The band bowed out with a spectacular “final” show at Madison Square Garden in 2011, meaning their relatively quick return was met with more than a little cynicism.

Frontman James Murphy went a little way to addressing these concerns last year in a lengthy Facebook post, writing that he genuinely “hadn’t considered” that reaction, and he was “seriously sorry” to fans that felt that way.

But it turns out the skeptics may have been onto something — in a new interview with the The New York Times, Murphy reveals that the split was partly orchestrated in order to sell tickets for the show at MSG.

“My theory was, if I make it our last show, we’ll sell it out in two weeks,” he told the NYT. “It wasn’t a total lark, but it was a bit larky. But I like making decisions. I find it easy.”

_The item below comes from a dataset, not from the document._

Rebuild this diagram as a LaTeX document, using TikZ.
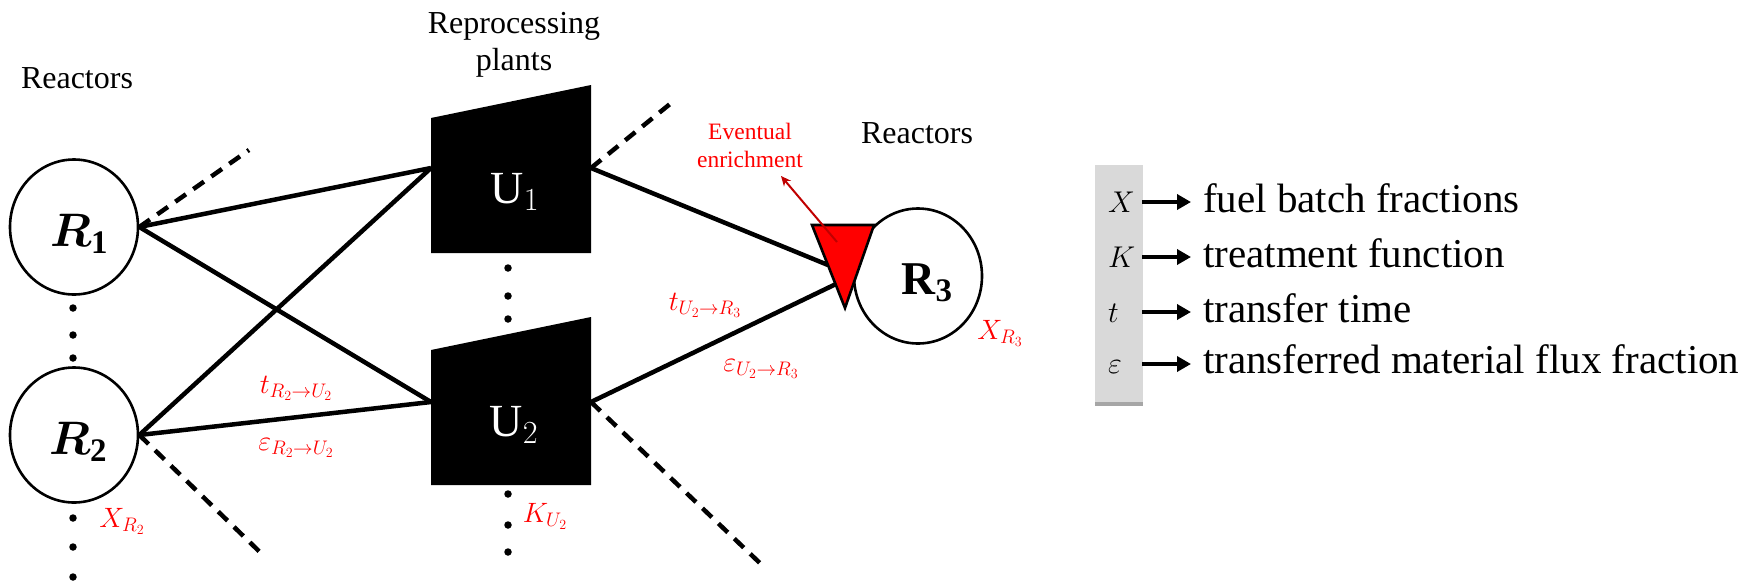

Murphy’s idea worked: the show sold out in minutes. But he insists the move wasn’t made cynically: “It was sincere,” he said. “It wasn’t a ploy.”

Apparently his bandmates didn’t believe the split would stick either. LCD keyboardist Nancy Whang told the NYT  that she “didn’t believe it for a second” that the band was really over, and she “assumed a reunion would come much later.”

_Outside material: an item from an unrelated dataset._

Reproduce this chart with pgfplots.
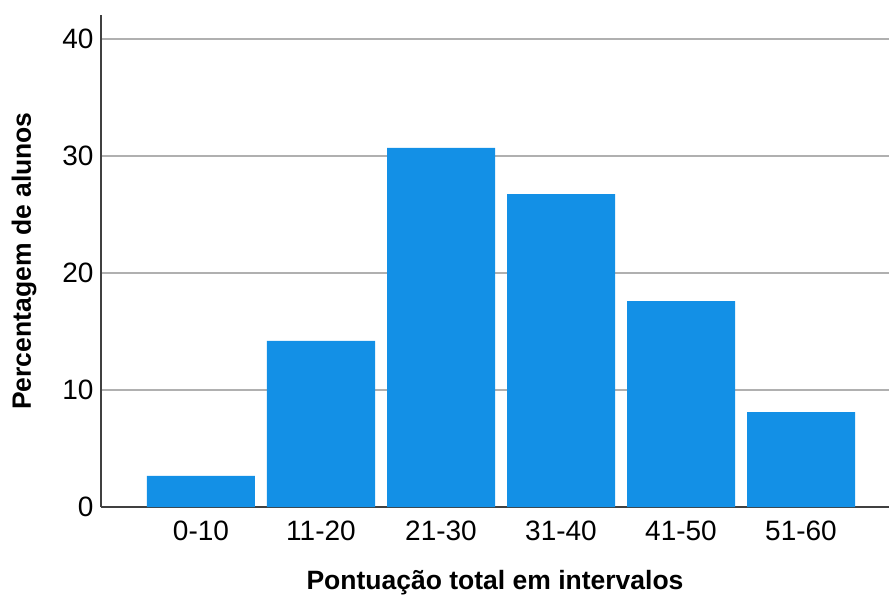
\documentclass[border=0pt]{standalone}
\usepackage{fontspec}
\setmainfont{Liberation Sans}
\usepackage{pgfplots}
\pgfplotsset{compat=1.18}
\definecolor{barblue}{RGB}{19,144,230}
\definecolor{gridgray}{RGB}{176,176,176}
\begin{document}
\begin{tikzpicture}
\useasboundingbox (-101bp,-92bp) rectangle (788bp,507bp);
\begin{axis}[
  at={(0,0)}, anchor=south west,
  scale only axis, width=788bp, height=492bp,
  xmin=-0.8333, xmax=5.7333, ymin=0, ymax=42.05,
  axis x line*=bottom, axis y line*=left,
  axis line style={-, draw=black!75, line width=1.2bp},
  ymajorgrids, grid style={gridgray, line width=1.2bp},
  major tick length=0pt,
  ytick={0,10,20,30,40},
  xtick={0,1,2,3,4,5},
  xticklabels={0-10,11-20,21-30,31-40,41-50,51-60},
  /pgf/number format/assume math mode=true,
  tick label style={font=\fontsize{28bp}{32bp}\selectfont},
  yticklabel style={xshift=-4bp},
  xticklabel style={yshift=-10bp},
  xlabel={Pontuação total em intervalos},
  ylabel={Percentagem de alunos},
  label style={font=\fontsize{26.5bp}{30bp}\selectfont\bfseries},
  xlabel style={at={(axis description cs:0.5,0)}, anchor=center, yshift=-76bp},
  ylabel style={at={(axis description cs:0,0.5)}, anchor=center, xshift=0bp, yshift=77bp},
  ybar, bar width=0.9,
]
\addplot[fill=barblue, draw=none] coordinates {(0,2.65) (1,14.2) (2,30.7) (3,26.75) (4,17.6) (5,8.1)};
\end{axis}
\end{tikzpicture}
\end{document}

“I certainly had my hesitations,” she said of the decision to reunite. “It’s crass to say that it was about the money, but it would be insincere to say that wasn’t part of it.”

MSG ticket move aside, Murphy’s decision to end LCD in 2010 was mainly due to his reservations about the band becoming too big for its own good. “You get bigger even if the records get worse,” he said. “I didn’t want to be that band. I liked being the band that was relevant to me. I felt like we were about to be the band that was not relevant to me.”

Now that they’re here to stay, Murphy says they “really have to justify it.” His take: “That’s a new, exciting problem and far more interesting to me. We’ve got to do something good enough.”